Я подробно говорю о Рубио потому, что он был типичным представителем довольно многочисленной прогрессивно настроенной интеллигенции, сыгравшей положительную роль в первые годы существования республики. Однако впоследствии, когда она больше всего нуждалась в поддержке, многие из этих людей отступились от нее.
Однажды Рубио пригласил меня на собрание интеллигенции, проходившее на первом этаже кафе «Лион дор», на улице Алькала, напротив Главного почтамта. Мне впервые довелось присутствовать на подобном форуме, и я чувствовал себя немного стесненно.
Первый, кого я встретил там, был известный Санчес Мехиас; я неоднократно видел бой быков с его участием. Несмотря на множество ранений и уже немолодой возраст, Санчес Мехиас оставался тогда лучшим тореадором Испании.
Когда мы пришли, собравшиеся обсуждали пьесу Санчеса «Син расон» («Без разума»). Премьера ее должна была состояться, если мне не изменяет память, в театре «Эспаньол» в день столетия Гете.

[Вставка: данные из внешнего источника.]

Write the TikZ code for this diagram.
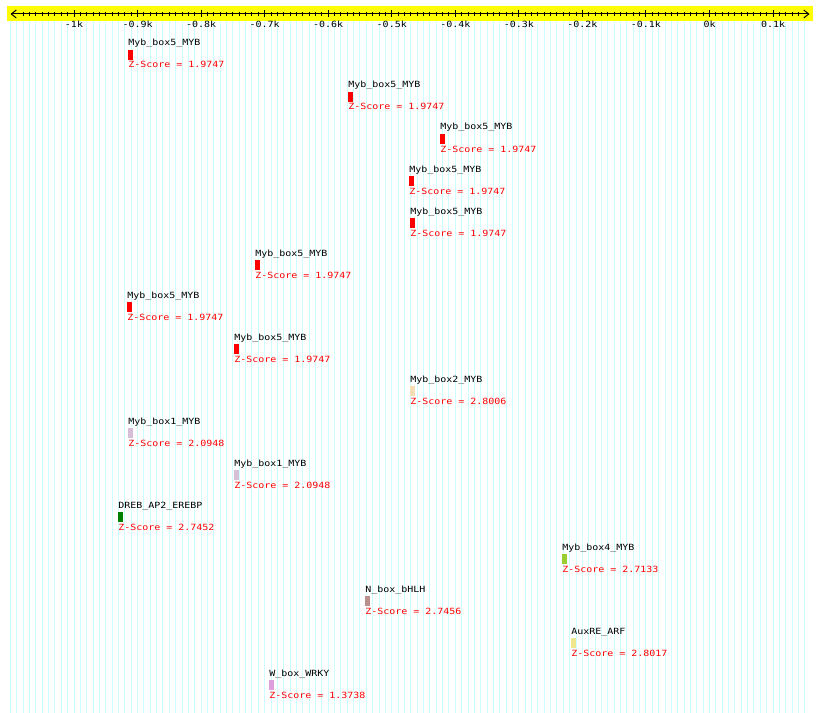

Из присутствовавших я еще помню только Манолито Алтолагирре, молодого поэта, который произвел на меня хорошее впечатление, и чилийского писателя с женой, но не Пабло Неруду - с ним я познакомился позже. Мне кажется, это был дипломат. Через некоторое время пришел Федерико Гарсиа Лорка. Он только что вернулся из поездки в Нью-Йорк и на Кубу. Лорка рассказывал о своих впечатлениях с безапелляционностью, поразившей меня. От первого контакта с интеллигенцией я не был в большом восторге. Меня крайне удивили их отрицательные суждения обо всех, о ком бы ни заходила речь. Как беспощадно обрушивались они на некоторых писателей!
С Федерико Гарсиа Лорка я ближе познакомился в Сории, куда ездил вместе с Кони де ла Мора, Альфредом Банер и [231] его женой Гизелой на театральное представление труппы «Ла баррака».